It’s not always easy to tell who’s coming or going as the
Obama administration starts its second term, but multiple agencies have quietly commissioned artists to paint official portraits of Cabinet secretaries and other top appointees — an expenditure often seen when officials are on the way out the door or already gone.
The
Environmental Protection Agency spent nearly $40,000 on a portrait of Administrator
Lisa P. Jackson, while a painting of
Air Force Secretary
Michael B. Donley will cost $41,200, according to federal purchasing records. The price tag for a 3-by-4-foot oil portrait of
Agriculture Department Secretary
Thomas J. Vilsack: $22,500.
All told, the government has paid out at least $180,000 for official portraits since last year, according to a review by The Washington Times of spending records at federal agencies and military offices across government.
Painting people high up in all branches of the
federal government is a long-held tradition for Republicans and Democrats alike in Washington. Taxpayers picked up the tab for official portraits of top appointees in the
Bush administration, too, including more than $40,000 spent on a painting of former Attorney General
John Ashcroft, records show.
A portrait of former
EPA Administrator
Stephen Johnson, another
Bush appointee, cost about $30,000, according to
EPA records.
Like most other agencies,
USDA officials wouldn’t say one way or another whether the $22,500 it’s spending to commission a portrait of
Mr. Vilsack signals his intent to leave the
Obama administration.
“Consistent with previous administrations, the
department has commissioned a portrait to be unveiled at some point following Secretary
Vilsack’s tenure,”
USDA spokesman
Justin DeJong wrote in an email to The Times. “
USDA solicited bids for the portrait and selected the lowest of five bids.”
In April,
Mr. Vilsack hosted the unveiling of a portrait of former Bush
USDA Secretary
Ed Schaefer, a painting that cost $30,500, while the portrait of another former Bush
USDA chief,
Michael Johanns, cost $34,425, records show.
Ann Fader, president of
Portrait Consultants in Washington, which represents portrait artists, said that because of policy, she could not discuss any specific government commissions. But she said some agencies start the search for an artist long before secretaries leave because paintings can take from eight to 14 months to complete and frame.
“These are done for future generations to see how we live now, and it’s really a tribute as well as part of a person’s legacy,” she said.

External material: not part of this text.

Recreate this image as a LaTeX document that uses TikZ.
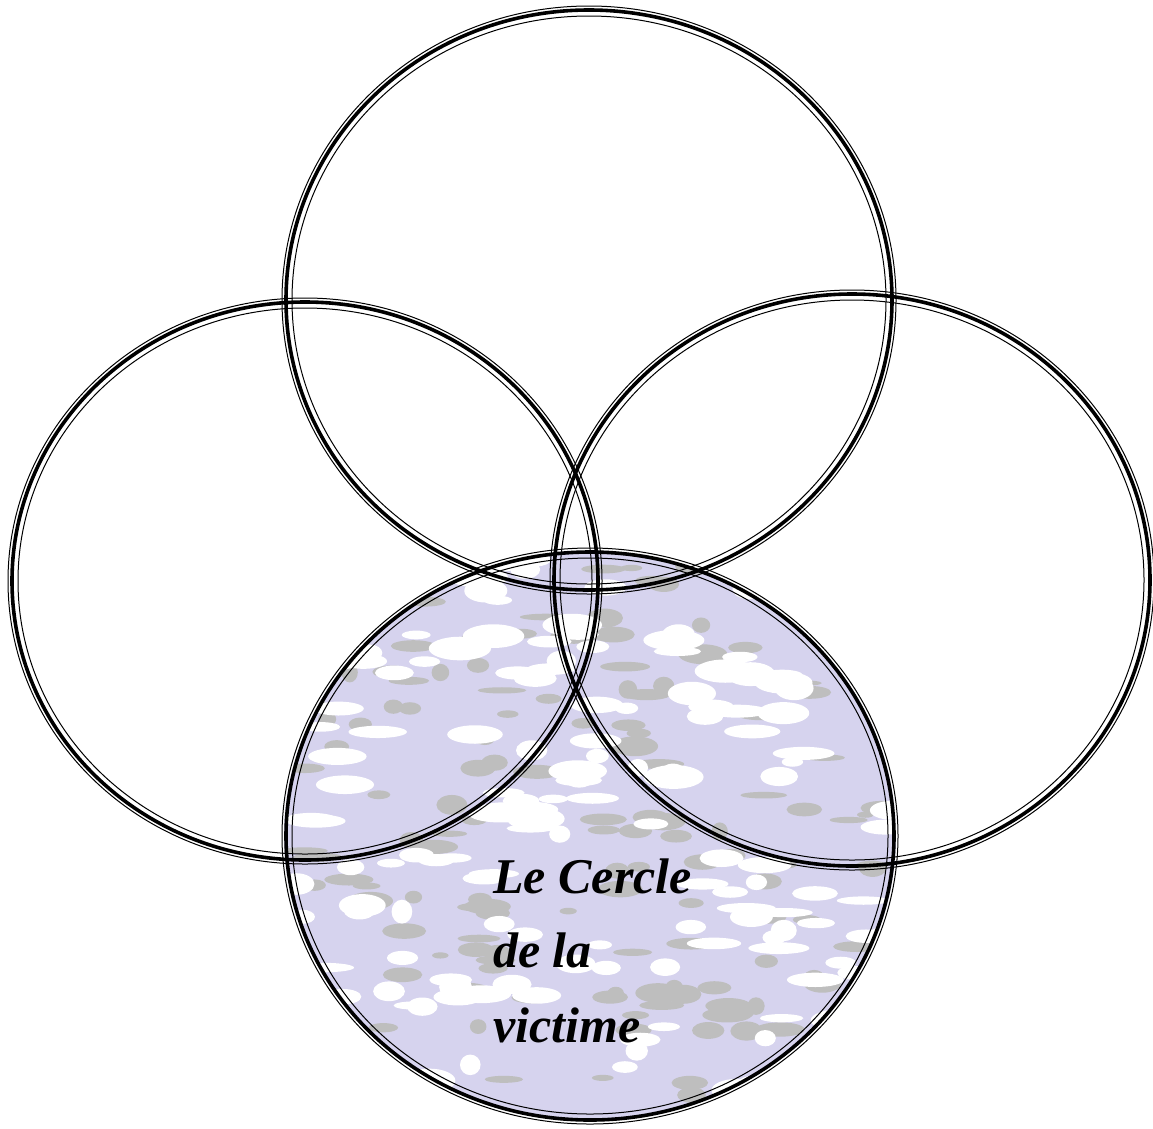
\documentclass[tikz,border=0pt]{standalone}
\usepackage{fontspec}
\setmainfont{Liberation Serif}
\definecolor{lav}{HTML}{D6D3EE}
\definecolor{patchgray}{HTML}{BEBEBE}
\tikzset{
  thickring/.style={draw=black, line width=3.6pt},
  thinring/.style={draw=black, line width=1pt},
  lbl/.style={anchor=base west, inner sep=0pt, font=\fontsize{50}{60}\selectfont\bfseries\itshape}
}
\newcommand{\ring}[4]{%
  \draw[thickring] (#1,#2) ellipse [x radius=#3, y radius=#4];
  \draw[thinring] (#1,#2) ellipse [x radius=#3+4, y radius=#4+4];
  \draw[thinring] (#1,#2) ellipse [x radius=#3-6, y radius=#4-6];
}
\begin{document}
\begin{tikzpicture}[x=1pt,y=-1pt]
\useasboundingbox[fill=white] (0,0) rectangle (1153,1128);
% textured fill of the victim circle
\begin{scope}
  \clip (590,836) ellipse [x radius=306, y radius=285];
  \fill[lav] (284,550) rectangle (897,1125);
  \pgfmathsetseed{11}
  \foreach \i in {1,...,170} {
    \pgfmathsetmacro{\px}{290+610*rnd}
    \pgfmathsetmacro{\py}{555+570*rnd}
    \pgfmathsetmacro{\rx}{8+18*rnd}
    \pgfmathsetmacro{\ry}{3+7*rnd}
    \fill[patchgray] (\px,\py) ellipse [x radius=\rx, y radius=\ry];
  }
  \foreach \i in {1,...,170} {
    \pgfmathsetmacro{\px}{290+610*rnd}
    \pgfmathsetmacro{\py}{555+570*rnd}
    \pgfmathsetmacro{\rx}{10+22*rnd}
    \pgfmathsetmacro{\ry}{4+8*rnd}
    \fill[white] (\px,\py) ellipse [x radius=\rx, y radius=\ry];
  }
\end{scope}
% rings
\ring{589}{300}{303}{290}
\ring{305}{581}{293}{279}
\ring{852}{580}{298}{286}
\ring{590}{836}{304}{284}
% text
\node[lbl] (t1) at (493,893) {Le Cercle};
\node[lbl] (t2) at (493,967) {de la};
\node[lbl] (t3) at (493,1042) {victime};
\end{tikzpicture}
\end{document}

“It’s a tremendous privilege to paint a portrait of somebody as accomplished as these people,” she said, adding that agencies have made a “concerted effort to be cost conscious” over the past few years.
Not everyone agrees.
David Williams, president of the
Taxpayers Protection Alliance, a watchdog group, questioned whether the
government ought to be spending tens of thousands of dollars for oil paintings of Cabinet secretaries often outside the public’s view.
“It’s not like people are going to be lining up for an exhibit, ‘HUD Secretaries Through the Years,’” Mr. Williams said. “And just because it’s a Washington tradition doesn’t mean they have to keep doing it.”
Indeed, the
Department of Housing and Urban Development recently hired an artist for $19,500 to paint Steve Preston, who served as HUD secretary for seven months in the waning days of the
Bush administration after the resignation of Alphonso Jackson.